Left to right: Ryan Eller, Kinda Wilson, Tamara Lebak, Zack Litwack, Jeremy Charles, and David Burlin

 

            Ryan Eller was the first speaker. Ryan spoke on how establishing a bucket list changed the direction of his life. I waited more than fifty years to do that. My decision last year to go and see at least one new thing a year or do something I had never done was fulfilled in my going to California to see the Giant Sequoias at Yosemite, the Coastal Redwoods at Muir Park and to walk across the Golden Gate Bridge in San Francisco. As a bonus I was able to discover the beauty of Sausalito. But this paragraph is about Ryan’s bucket list which included 100 items. He showed some of the highlights and some of them were sane like jumping out of a perfectly safe airplane with a parachute. There were ambitious events on his bucket list like walking the Great Wall of China and running a marathon; and also some romantic ones like kissing his wife at the top of the Eiffel Tower. One of the things he discovered as he checked off the goals of his bucket list is that he discovered that the people he met and sometimes helped were the achievements that gave him the most satisfaction in the process.

            The second speaker was Tamara Lebak, an associate minister at All Souls Unitarian Church in Tulsa, Oklahoma. She spoke on learning to embrace diversity. One of the things she spoke of that most resonated with me is that if we are to deal with diversity it means that we need to understand who we are and finding comfort in our own identity groups. Sometimes it is fear of others, of their differences that drive our inability to be civil and respectful and to gain an appreciation for the perspective of others. Diversity does not mean universal agreement from her perspective as much as it means being comfortable enough with one’s own perspective to not feel threatened by another’s perspective. I believe that is something which is extremely important to realize.
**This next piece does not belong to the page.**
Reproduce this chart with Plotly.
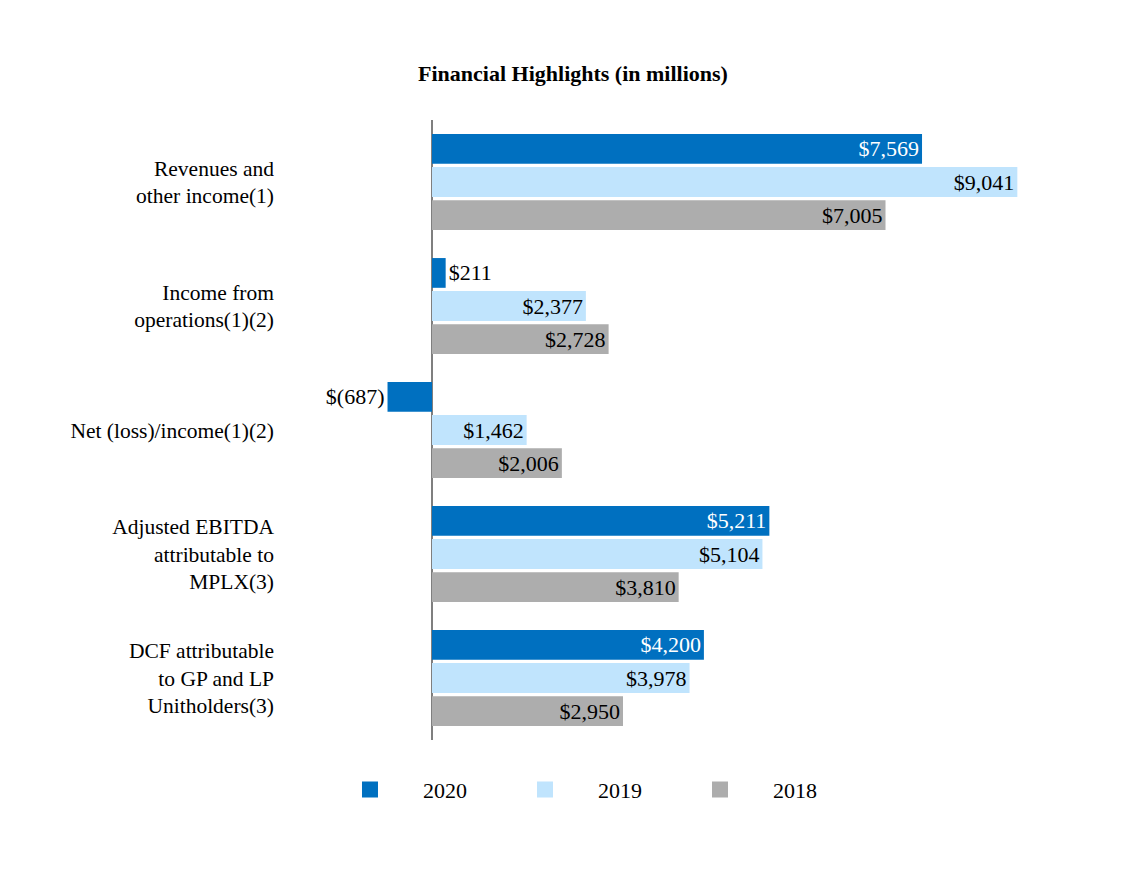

            Zack Litwack, an independent film maker, showed a short film he had done. It was a respectful attempt to honor German Expressionism, a genre that blossomed in the days of silent black and white film. I will have to watch his work more when I have had more sleep than I had the night before the Tedx event. I didn’t fall asleep, but my concentration level was not alert, and that is a pity because I found what I saw and took note of to be a wonderful work of art that mixed horror, with humor, and definitely humanity.
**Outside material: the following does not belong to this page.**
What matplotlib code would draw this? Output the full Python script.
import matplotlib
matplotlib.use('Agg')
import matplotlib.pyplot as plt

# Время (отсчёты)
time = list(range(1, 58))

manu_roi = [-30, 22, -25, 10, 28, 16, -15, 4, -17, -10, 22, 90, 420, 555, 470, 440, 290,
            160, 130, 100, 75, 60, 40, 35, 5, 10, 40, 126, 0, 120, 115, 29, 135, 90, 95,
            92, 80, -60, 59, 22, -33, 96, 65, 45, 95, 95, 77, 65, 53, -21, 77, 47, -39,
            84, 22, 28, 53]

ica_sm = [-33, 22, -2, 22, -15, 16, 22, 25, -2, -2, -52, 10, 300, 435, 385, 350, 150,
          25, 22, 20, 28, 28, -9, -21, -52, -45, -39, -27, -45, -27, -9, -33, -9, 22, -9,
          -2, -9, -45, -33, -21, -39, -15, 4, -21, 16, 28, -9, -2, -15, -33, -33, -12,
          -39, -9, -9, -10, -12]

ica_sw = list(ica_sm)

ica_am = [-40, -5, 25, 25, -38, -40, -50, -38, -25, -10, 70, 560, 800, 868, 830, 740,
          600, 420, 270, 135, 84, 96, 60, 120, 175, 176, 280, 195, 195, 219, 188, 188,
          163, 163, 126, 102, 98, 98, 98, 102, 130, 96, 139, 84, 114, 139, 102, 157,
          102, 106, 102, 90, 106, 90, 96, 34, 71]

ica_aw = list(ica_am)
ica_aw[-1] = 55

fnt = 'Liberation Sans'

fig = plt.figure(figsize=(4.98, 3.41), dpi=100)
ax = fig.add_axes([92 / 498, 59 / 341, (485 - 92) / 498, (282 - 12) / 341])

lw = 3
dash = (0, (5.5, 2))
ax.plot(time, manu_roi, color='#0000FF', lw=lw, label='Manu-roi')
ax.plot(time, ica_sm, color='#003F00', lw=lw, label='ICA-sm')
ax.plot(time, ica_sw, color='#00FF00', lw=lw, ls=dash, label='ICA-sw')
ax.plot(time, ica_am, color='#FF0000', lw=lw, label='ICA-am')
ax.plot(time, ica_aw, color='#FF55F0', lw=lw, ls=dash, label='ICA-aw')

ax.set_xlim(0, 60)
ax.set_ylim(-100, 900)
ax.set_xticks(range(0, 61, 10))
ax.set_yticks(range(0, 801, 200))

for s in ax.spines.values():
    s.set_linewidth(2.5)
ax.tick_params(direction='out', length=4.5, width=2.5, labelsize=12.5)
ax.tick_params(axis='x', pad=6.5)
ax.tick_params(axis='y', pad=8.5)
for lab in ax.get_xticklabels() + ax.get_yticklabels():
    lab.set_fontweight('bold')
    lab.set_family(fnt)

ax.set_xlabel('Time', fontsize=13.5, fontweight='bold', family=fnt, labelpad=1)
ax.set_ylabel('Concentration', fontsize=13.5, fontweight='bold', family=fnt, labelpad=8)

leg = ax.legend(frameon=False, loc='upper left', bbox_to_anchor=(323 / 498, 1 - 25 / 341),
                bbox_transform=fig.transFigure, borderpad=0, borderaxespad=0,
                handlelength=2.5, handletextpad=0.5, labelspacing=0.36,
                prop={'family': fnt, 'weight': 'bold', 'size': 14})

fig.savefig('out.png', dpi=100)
            David Burlin addressed the audience next. I was drawn into his story of how he had enlisted in the military in early 2001 and was celebrating his birthday in September of that year when an announcement was made for all military personnel to return to their units. That was, as I am sure we all realize September 11. David’s story was the story of transitioning from life in the military where there was mission, service, expressions of leadership, and camaraderie and tight knit community to life outside of the military. He discovered some difficulties in transitioning to civilian life, where his first job was operating a ditch witch. Eventually he transitioned to working with veterans trying to make the transition from military to civilian life. He learned that one way for returning veterans to begin to deal with the issues in their live was to lead them to express themselves in one word about how they were feeling. That seemed to be a way for many of the returning veterans to begin to feel their way into dealing with the issues that seemed bigger than they were from time to time. A one word answer was often a beginning point to clarifying a major issue in their lives as they transitioned from military to civilian life. Then they began working together to realize what they had understood as positive aspects of military life and how that gave servicemen something unique to offer civilian life.
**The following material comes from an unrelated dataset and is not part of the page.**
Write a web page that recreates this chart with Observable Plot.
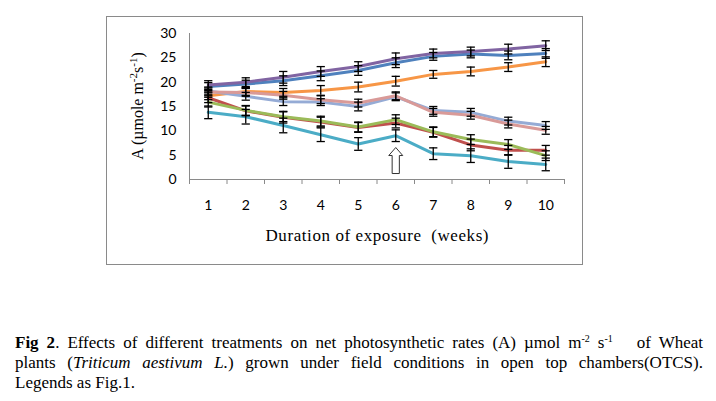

            Jeremy Charles spoke next on photography. His life work of photography was transformed when he went to live with Native Americans in El Salvador. In his idealism and exuberance he hoped to live with the tribes and enter into their culture. But he came to realize that he would never really be the member of their culture. At best he was an informed tourist. So he began viewing photography as the work of a tourist whose photographs and pictures are expressions of opinions. If he could not truly become a member of another culture, he could try to show the honor and virtues, power and hero in what he could see in their lives. Jeremy’s talk started slow and then gradually worked into his subject matter until virtually everyone was pulled into his talk and looking at the photographs he showed to support his talk.

            The last speaker was Kinda Wilson. I had met Kinda a couple of months ago at a conference I went to. There was a video clip at the conference of what drew her to the worship service of the church she attended. I found the video refreshingly down to earth and met Kinda briefly at that conference. When I discovered she was speaking at the Tedx event I bought tickets immediately. It proved a treat to see her speak.  She spoke as if she were unleashing pent up energy, delivering words in rapid fire quickness spoken in rhythm with a poetic expression. She also gave a wonderful message. I sound like a fan, don’t I? She sought to redefine the word “weird” for us, as she expressed how she had been described at times in her life as weird. She has learned to turn that critique around so as to yearn to pursue the unordinary that exists outside of the middle of the bell curve; in those unordinary extremes where one discovers innovation and authenticity.

            Experiencing Tedx Tulsa has impacted me and my thinking regarding my future. I found a common thread through all these speakers. Each and every speaker sought to live life with passion, seeking not so much to find a job as to find a way of expressing life in a way that was directed by drives and desires rooted in the depths of their inner beings and human experiences. This is why each speaker had something definite to contribute to the theme of “O! The humanity!”

            Here is what I want to encourage in myself and also in my readers. Don’t let the passion of your life be just for weekends and vacations with all your other moments dedicated to “normal life”. I am not convinced that everyone gets to live out their dream on a full time basis. In fact I am pretty sure that a lot of what makes us good people is the suffering and hardships we encounter that help instill empathy in us. But I am also convinced that if we give in and turn from our dreams until we are simply living someone else’s expectations for us that a major part of our humanity will die in us long before we finally die. That is a shame. So here is the take away form Tedx Tulsa 2014 . . . Cultivate and express your inner dream and passion and give it opportunity to grow and protect it so it will not die until it has given you the opportunity to live.

Tedx Tulsa, thank you for such a wonderful night. I needed reminded that even if not all of life is spent pursuing our dreams, if we lose our dreams, then have we not also lost our lives?